Bayerischer Umweltpreis für DIVE-Turbine

Einer ganz anderen Sparte, nämlich der Wasserkraft, widmet sich das Unternehmen Fella Maschinenbau in Amorbach. Gemeinsam mit der Oswald Motorentechnik in Miltenberg wurde hier eine neuartige DIVE-Turbine für kleine Wasserkraftwerke entwickelt, die direkt unter Wasser betrieben wird und sogar bei einer Fallhöhe von nur  zweieinhalb Metern noch effizient arbeitet. Dafür hatte das Unternehmen im Jahr 2009 den bayerischen Umweltpreis erhalten. "Wir müssen selber handeln", sagte Martina Römmelt-Fella, die ihre Firma vorstellte.
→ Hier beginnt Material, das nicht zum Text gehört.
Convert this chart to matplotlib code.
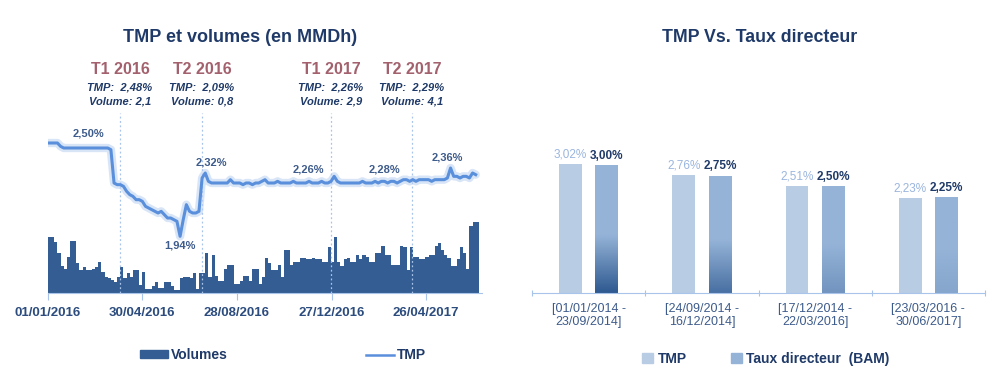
import matplotlib
matplotlib.use("Agg")
import matplotlib.pyplot as plt
import matplotlib.dates as mdates
from matplotlib.patches import Patch
from matplotlib.lines import Line2D
from matplotlib.colors import LinearSegmentedColormap
import numpy as np
import pandas as pd

plt.rcParams['font.family'] = ['Liberation Sans', 'DejaVu Sans']

# --- left chart: TMP (daily rate, sampled every 4 days) and volumes (MMDh)
dates = pd.date_range("2016-01-01", periods=137, freq="4D")

tmp = [2.50, 2.50, 2.50, 2.50, 2.48, 2.47, 2.47, 2.47, 2.47, 2.47,
       2.47, 2.47, 2.47, 2.47, 2.47, 2.47, 2.47, 2.47, 2.47, 2.47,
       2.46, 2.26, 2.25, 2.25, 2.24, 2.21, 2.19, 2.18, 2.16, 2.16,
       2.15, 2.12, 2.11, 2.10, 2.09, 2.08, 2.09, 2.07, 2.05, 2.05,
       2.04, 2.03, 1.94, 2.04, 2.13, 2.09, 2.08, 2.08, 2.09, 2.29,
       2.32, 2.27, 2.26, 2.26, 2.26, 2.26, 2.26, 2.26, 2.28, 2.26,
       2.26, 2.26, 2.25, 2.26, 2.26, 2.25, 2.26, 2.26, 2.27, 2.28,
       2.26, 2.26, 2.26, 2.27, 2.26, 2.26, 2.26, 2.26, 2.27, 2.26,
       2.26, 2.26, 2.26, 2.27, 2.26, 2.26, 2.26, 2.27, 2.26, 2.26,
       2.27, 2.30, 2.27, 2.26, 2.26, 2.26, 2.26, 2.26, 2.26, 2.26,
       2.27, 2.26, 2.26, 2.26, 2.27, 2.26, 2.27, 2.27, 2.26, 2.27,
       2.27, 2.26, 2.27, 2.28, 2.28, 2.27, 2.28, 2.27, 2.28, 2.28,
       2.28, 2.28, 2.27, 2.28, 2.28, 2.28, 2.28, 2.29, 2.35, 2.30,
       2.30, 2.29, 2.30, 2.30, 2.29, 2.32, 2.31]

volumes = [4.2, 4.2, 3.8, 3.0, 2.0, 1.8, 2.7, 3.9, 3.9, 2.2,
           1.7, 1.9, 1.7, 1.7, 1.8, 1.9, 2.3, 1.6, 1.2, 1.1,
           1.0, 0.8, 1.2, 1.9, 1.1, 1.5, 1.2, 1.7, 1.7, 0.6,
           1.6, 0.3, 0.3, 0.5, 0.8, 0.4, 0.4, 0.8, 0.8, 0.5,
           0.2, 0.2, 1.1, 1.2, 1.2, 1.1, 1.5, 0.3, 1.5, 1.5,
           3.0, 1.2, 2.8, 1.3, 0.9, 0.9, 1.8, 2.1, 2.1, 0.7,
           0.7, 0.9, 1.3, 1.3, 0.9, 1.8, 1.8, 0.7, 1.2, 2.6,
           2.2, 1.7, 1.7, 2.1, 1.2, 3.2, 3.2, 2.1, 2.3, 2.3,
           2.6, 2.6, 2.5, 2.5, 2.6, 2.5, 2.5, 2.3, 2.3, 3.4,
           2.3, 4.2, 2.3, 2.0, 2.5, 2.6, 2.3, 2.3, 2.8, 2.5,
           2.8, 2.7, 2.3, 2.3, 3.0, 3.0, 3.5, 2.8, 2.8, 2.1,
           2.1, 2.1, 3.5, 3.4, 1.7, 3.4, 2.7, 2.7, 2.5, 2.5,
           2.7, 2.8, 2.8, 3.5, 3.7, 3.2, 2.8, 2.6, 2.0, 2.0,
           2.5, 3.4, 3.0, 1.8, 5.0, 5.3, 5.3]

tick_dates = ["2016-01-01", "2016-04-30", "2016-08-28", "2016-12-27", "2017-04-26"]
tick_labels = ["01/01/2016", "30/04/2016", "28/08/2016", "27/12/2016", "26/04/2017"]

quarter_dates = ["2016-04-01", "2016-07-15", "2016-12-26", "2017-04-08"]
quarters = ["T1 2016", "T2 2016", "T1 2017", "T2 2017"]
quarter_tmp = ["2,48%", "2,09%", "2,26%", "2,29%"]
quarter_vol = ["2,1", "0,8", "2,9", "4,1"]

# --- right chart
periods = ["[01/01/2014 -\n23/09/2014]", "[24/09/2014 -\n16/12/2014]",
           "[17/12/2014 -\n22/03/2016]", "[23/03/2016 -\n30/06/2017]"]
tmp_period = [3.02, 2.76, 2.51, 2.23]
taux_bam = [3.00, 2.75, 2.50, 2.25]

navy = "#1f3a68"
bar_dark = "#335d93"
line_blue = "#5a8fdc"
rose = "#a3616d"
label_blue = "#3d5b8b"

W, H = 995, 390
fig = plt.figure(figsize=(W / 100, H / 100), dpi=100)

def px(x0, y0, x1, y1):
    return [x0 / W, 1 - y1 / H, (x1 - x0) / W, (y1 - y0) / H]

# ---------------- left chart ----------------
axv = fig.add_axes(px(48, 113, 482, 293))
axl = axv.twinx()
axv.set_zorder(1)
axl.set_zorder(2)
axl.patch.set_visible(False)

x = mdates.date2num(dates)
axv.bar(x, volumes, width=4.0, align="edge", color=bar_dark, linewidth=0)
axv.set_ylim(0, 13.4)
axv.set_xlim(x[0], x[0] + 552)

axl.plot(x, tmp, color="#b9d0f2", lw=6, alpha=0.55, solid_capstyle="round")
axl.plot(x, tmp, color=line_blue, lw=2.2)
axl.set_ylim(1.60, 2.68)
axl.set_xlim(x[0], x[0] + 552)

for qd in quarter_dates:
    axv.axvline(mdates.date2num(pd.Timestamp(qd)), color="#a9c4ea", lw=0.9, ls=(0, (1.5, 2)))

for ax in (axv, axl):
    for s in ("top", "right", "left"):
        ax.spines[s].set_visible(False)
    ax.set_yticks([])
axv.spines["bottom"].set_color("#a9c4ea")
axl.spines["bottom"].set_visible(False)
axv.set_xticks(mdates.date2num(pd.to_datetime(tick_dates)))
axv.set_xticklabels(tick_labels, fontsize=9.5, fontweight="bold", color="#2c4c7e")
axv.tick_params(axis="x", color="#a9c4ea", length=5, pad=5)

fig.text(240 / W, 1 - 37 / H, "TMP et volumes (en MMDh)", ha="center", va="center",
         fontsize=13, fontweight="bold", color=navy)

qx = [120, 202, 331, 412]
for xx, q, t, v in zip(qx, quarters, quarter_tmp, quarter_vol):
    fig.text(xx / W, 1 - 70 / H, q, ha="center", va="center", fontsize=11.5,
             fontweight="bold", color=rose)
    fig.text(xx / W, 1 - 87 / H, "TMP:  " + t, ha="center", va="center", fontsize=8,
             fontweight="bold", style="italic", color=navy)
    fig.text(xx / W, 1 - 101 / H, "Volume: " + v, ha="center", va="center", fontsize=8,
             fontweight="bold", style="italic", color=navy)

point_labels = [("2,50%", 88, 133), ("2,32%", 211, 162), ("1,94%", 180, 245),
                ("2,26%", 308, 170), ("2,28%", 384, 169), ("2,36%", 447, 157)]
for s, xx, yy in point_labels:
    fig.text(xx / W, 1 - yy / H, s, ha="center", va="center", fontsize=8,
             fontweight="bold", color=label_blue)

fig.legend(handles=[Patch(color=bar_dark, label="Volumes"),
                    Line2D([0], [0], color=line_blue, lw=1.8, label="TMP")],
           loc="center", bbox_to_anchor=(283 / W, 1 - 355 / H), ncol=2, frameon=False,
           handlelength=2.0, handleheight=0.5, handletextpad=0.2, columnspacing=10,
           prop={"weight": "bold", "size": 10}, labelcolor=navy)

# ---------------- right chart ----------------
axr = fig.add_axes(px(532, 115, 985, 293))
pos = np.arange(len(periods))
bw = 0.2
b1 = axr.bar(pos - 0.16, tmp_period, width=bw, color="#b8cce4", linewidth=0)
b2 = axr.bar(pos + 0.16, taux_bam, width=bw, color="#95b3d7", linewidth=0)

# darker gradient at the bottom of the policy-rate bars
strength = [1.0, 0.75, 0.35, 0.15]
cmap = LinearSegmentedColormap.from_list("g", ["#95b3d7", "#2f5a91"])
for rect, st in zip(b2, strength):
    grad = np.linspace(0, 1, 100).reshape(-1, 1)
    grad = np.clip((grad - 0.55) / 0.45, 0, 1) * st
    x0 = rect.get_x()
    im = axr.imshow(grad, extent=[x0, x0 + rect.get_width(), 0, rect.get_height()],
                    origin="upper", cmap=cmap, vmin=0, vmax=1, aspect="auto", zorder=2)
    im.set_clip_path(rect)
axr.set_xlim(-0.5, 3.5)
axr.set_ylim(0, 4.17)

for rect, v in zip(b1, tmp_period):
    axr.text(rect.get_x() + rect.get_width() / 2, v + 0.08, f"{v:.2f}%".replace(".", ","),
             ha="center", va="bottom", fontsize=8.5, color="#9ab5de")
for rect, v in zip(b2, taux_bam):
    axr.text(rect.get_x() + rect.get_width() / 2, v + 0.08, f"{v:.2f}%".replace(".", ","),
             ha="center", va="bottom", fontsize=8.5, fontweight="bold", color=navy)

for s in ("top", "right", "left"):
    axr.spines[s].set_visible(False)
axr.spines["bottom"].set_color("#a9c4ea")
axr.set_yticks([])
axr.set_xticks(np.arange(-0.5, 4.0, 1.0), minor=False)
axr.set_xticklabels([])
axr.tick_params(axis="x", which="major", color="#a9c4ea", length=5, direction="inout")
axr.set_xticks(pos, minor=True)
axr.set_xticklabels(periods, minor=True, fontsize=9, color=label_blue, linespacing=1.15)
axr.tick_params(axis="x", which="minor", length=0, pad=7)

fig.text(760 / W, 1 - 37 / H, "TMP Vs. Taux directeur", ha="center", va="center",
         fontsize=12.8, fontweight="bold", color=navy)

fig.legend(handles=[Patch(color="#b8cce4", label="TMP"),
                    Patch(color="#95b3d7", label="Taux directeur  (BAM)")],
           loc="center", bbox_to_anchor=(766 / W, 1 - 359 / H), ncol=2, frameon=False,
           handlelength=0.8, handleheight=0.8, handletextpad=0.3, columnspacing=3.2,
           prop={"weight": "bold", "size": 10}, labelcolor=navy)

fig.savefig("out.png", dpi=100)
Dabei zeigte sich zuversichtlich und schloss mit dem Satz "Wir sind hier ein kreatives Zentrum am bayerischen Untermain, wo sich die Firmen mit dem Thema beschäftigen". Insgesamt überzeugten alle Unternehmer, dass die Energiewende in Deutschland realisierbar ist und weiter vorangetrieben werden muss.

Die Energiewende ist möglich - Fragen und Antworten zu erneuerbaren Energien

Die häufig diskutierte Frage der Kosten für Strom und Wärme aus regenerativen Energien als Antwort auf die Energiewende genoss auch beim SPD-Wirtschaftsclub hohen Stellenwert. So wurde gefragt, ob es denn günstiger ist mit Holz als mit Öl zu heizen. Dazu gab es ein klares Ja. Während ein Liter Heizöl 90 Cent kostet, müssen für gleiche Heizleistung an Holz 48 Cent investiert werden. Sehr emotional geführt werde die Diskussion über die Gefahr für den Fischbestand durch Wasserkraftwerke, so das Fazit auf den Einwurf eines Veranstaltungsteilnehmers. Er hatte auf die die Klagen der Fischereiverbände hingewiesen, Fische würden reihenweise von den Turbinen angesaugt und zerstückelt. Es wurde darauf hingewiesen, dass beispielsweise bei der DIVE-Turbine für kleine Wasserkraftwerke die Rechen so dicht seien, dass kaum ein Fisch bis zur Turbine gelange.